Full-scale military action would have followed this first shot in January had Lincoln, who was committed to the preservation of the Union at all costs, occupied the White House. Had that happened, Haynesworth would be much better known today. Debate over the identity of the man who launched the first shell toward Fort Sumter began very early and has never completely subsided. Many of his admirers credited this honour to Edmund Ruffin of Virginia, an ardent Secessionist who went to Charleston hoping to participate in the fireworks. Much evidence suggests that Ruffin was offered the opportunity to begin the shelling, but he shook his head in refusal. Three or four other prominent Confederates have been identified as firing that first shot in April, but the battery probably fired the shot that led Lincoln to try to put down an insurrection.

At least two members of the Fort Sumter garrison, both of whom later became prominent, claimed to have fired the first shot at a Confederate battery. Subsequently a brigadier, Jefferson C Davis claimed that the honour belonged to him, but those comrades in arms who detested him discounted his report.

Career artillerist Abner Doubleday, then a captain, insisted that he was the first to fire upon Southerners who were trying to drive the Federal forces from Fort Sumter. After the conflict was over, Doubleday wrote a volume of Reminiscences in which he said the honour was indisputably his. Doubleday was made a major general in 1862, and his postwar book was widely circulated. Maybe because of these factors, the man who had nothing to do with the invention of baseball is usually identified as the first to return the Confederate fire.

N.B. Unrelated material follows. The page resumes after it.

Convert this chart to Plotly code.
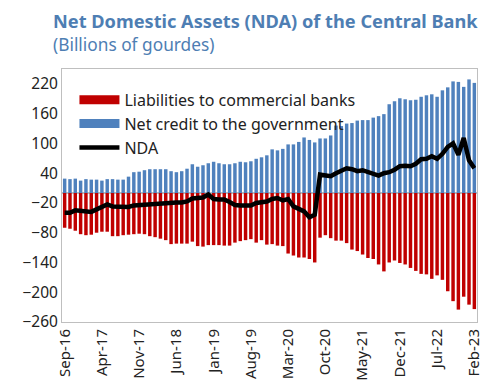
import pandas as pd
import plotly.graph_objects as go

months = pd.date_range("2016-09-01", "2023-02-01", freq="MS").strftime("%b-%y").tolist()

net_credit_gov = [29, 28, 29, 25, 28, 27, 27, 25, 28, 28, 27, 27, 33, 42, 43, 46, 48, 48, 48, 48,
                  44, 42, 44, 49, 58, 53, 56, 60, 63, 60, 58, 58, 60, 63, 62, 64, 69, 72, 76, 88,
                  86, 89, 98, 98, 103, 112, 107, 102, 110, 110, 116, 136, 135, 140, 141, 146, 147, 147, 152, 155,
                  159, 179, 185, 191, 189, 187, 188, 194, 197, 199, 194, 207, 213, 225, 224, 214, 229, 222]

liab_banks = [-70, -72, -76, -83, -85, -84, -80, -78, -78, -87, -87, -85, -84, -83, -82, -83, -87, -89, -92, -95,
              -103, -102, -102, -102, -98, -107, -108, -105, -105, -105, -106, -106, -100, -97, -95, -93, -100, -95, -104, -103,
              -106, -107, -122, -126, -130, -130, -133, -140, -90, -85, -91, -96, -96, -101, -114, -117, -124, -131, -133, -144,
              -158, -140, -136, -141, -144, -151, -157, -163, -164, -173, -166, -175, -198, -218, -235, -209, -225, -234]

nda = [-40, -40, -35, -36, -36, -38, -33, -29, -23, -27, -28, -27, -28, -25, -24, -23, -22, -21, -20, -20,
       -18, -19, -19, -17, -11, -10, -9, -3, -12, -13, -13, -18, -24, -25, -24, -25, -20, -18, -17, -12,
       -10, -15, -12, -27, -33, -37, -49, -44, 37, 35, 34, 40, 46, 50, 48, 44, 46, 42, 37, 35,
       40, 42, 47, 54, 55, 54, 59, 68, 69, 74, 69, 79, 93, 100, 77, 111, 66, 50]

tick_labels = ["Sep-16", "Apr-17", "Nov-17", "Jun-18", "Jan-19", "Aug-19", "Mar-20",
               "Oct-20", "May-21", "Dec-21", "Jul-22", "Feb-23"]
y_ticks = [220, 160, 100, 40, -20, -80, -140, -200, -260]

RED = "#c00000"
BLUE = "#4f81bd"
TITLE_C = "#4e7eb3"
FONT = "Noto Sans"

fig = go.Figure()
fig.add_trace(go.Bar(x=months, y=liab_banks, marker_color=RED, marker_line_width=0,
                     name="Liabilities to commercial banks", showlegend=False))
fig.add_trace(go.Bar(x=months, y=net_credit_gov, marker_color=BLUE, marker_line_width=0,
                     name="Net credit to the government", showlegend=False))
# legend proxies (wide swatches)
fig.add_trace(go.Scatter(x=[None], y=[None], mode="lines", line=dict(color=RED, width=9),
                         name="Liabilities to commercial banks"))
fig.add_trace(go.Scatter(x=[None], y=[None], mode="lines", line=dict(color=BLUE, width=9),
                         name="Net credit to the government"))
fig.add_trace(go.Scatter(x=months, y=nda, mode="lines", line=dict(color="black", width=4.5),
                         name="NDA"))

fig.update_layout(
    width=487, height=387,
    margin=dict(l=62, r=4, t=69, b=65),
    paper_bgcolor="white", plot_bgcolor="white",
    barmode="relative", bargap=0.35,
    font=dict(family=FONT, size=15, color="#222"),
    legend=dict(x=0.03, y=0.945, xanchor="left", yanchor="top",
                bgcolor="rgba(0,0,0,0)", font=dict(size=16, color="#222"),
                itemwidth=40, tracegroupgap=0),
    annotations=[
        dict(text="<b>Net Domestic Assets (NDA) of the Central Bank</b>", xref="paper", yref="paper",
             x=-0.026, y=1.19, xanchor="left", yanchor="middle", showarrow=False,
             font=dict(family=FONT, size=18.2, color=TITLE_C)),
        dict(text="(Billions of gourdes)", xref="paper", yref="paper",
             x=-0.026, y=1.095, xanchor="left", yanchor="middle", showarrow=False,
             font=dict(family=FONT, size=17.3, color=TITLE_C)),
    ],
)
fig.update_xaxes(type="category", tickmode="array", tickvals=tick_labels, ticktext=tick_labels,
                 tickangle=-90, showgrid=False, showline=True, mirror=True, linecolor="#bfbfbf",
                 linewidth=1, ticks="", tickfont=dict(size=15, color="#222"))
fig.update_yaxes(range=[-260, 250], tickmode="array", tickvals=y_ticks, showgrid=False,
                 showline=True, mirror=True, linecolor="#bfbfbf", linewidth=1,
                 zeroline=True, zerolinecolor="#bfbfbf", zerolinewidth=1.5,
                 ticks="", tickfont=dict(size=15.5, color="#222"))

fig.write_html("out.html")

If it was Doubleday and not Davis who fired the first shot from the Federal fort, it was a dud. Doubleday admitted, "My first shot bounded from the sloping roof of the battery opposite without producing any apparent effect." Regardless of how effective his fire may have been that day, he was promoted one month later, again on February 3, 1862, and once more just nine months later. After the 1863 battle of Gettysburg, Major General Doubleday was relieved of field duty and assigned to a desk job for the duration.

No one has been identified as the person who fired the first shot at the first battle of Manassas (or Bull Run), but Confederate Brig. Gen. Richard S Ewell is believed to have been the first to lead his men into battle there. According to his report, Ewell's brigade was made up of Robert E. Rodes' fifth Alabama Infantry, John J Seibels' Sixth Alabama, and Horatio Seymour's Seventh Louisiana. Four companies of cavalry and a battery of artillery accompanied the infantry.

On the morning of July 21, 1861, Ewell followed his orders to hold himself "in readiness to advance at a moment's notice." As a result, he and his men may have been first to arrive at what became the first major battleground of the war.

Confederate historians say that the first artillery shot at Manassas roared from the mouth of a 30-pounder Parrott gun at about 5.00 a.m. It is credited to a battery commanded by Capt. J Howard Carlisle, who failed to record the name of the gunner.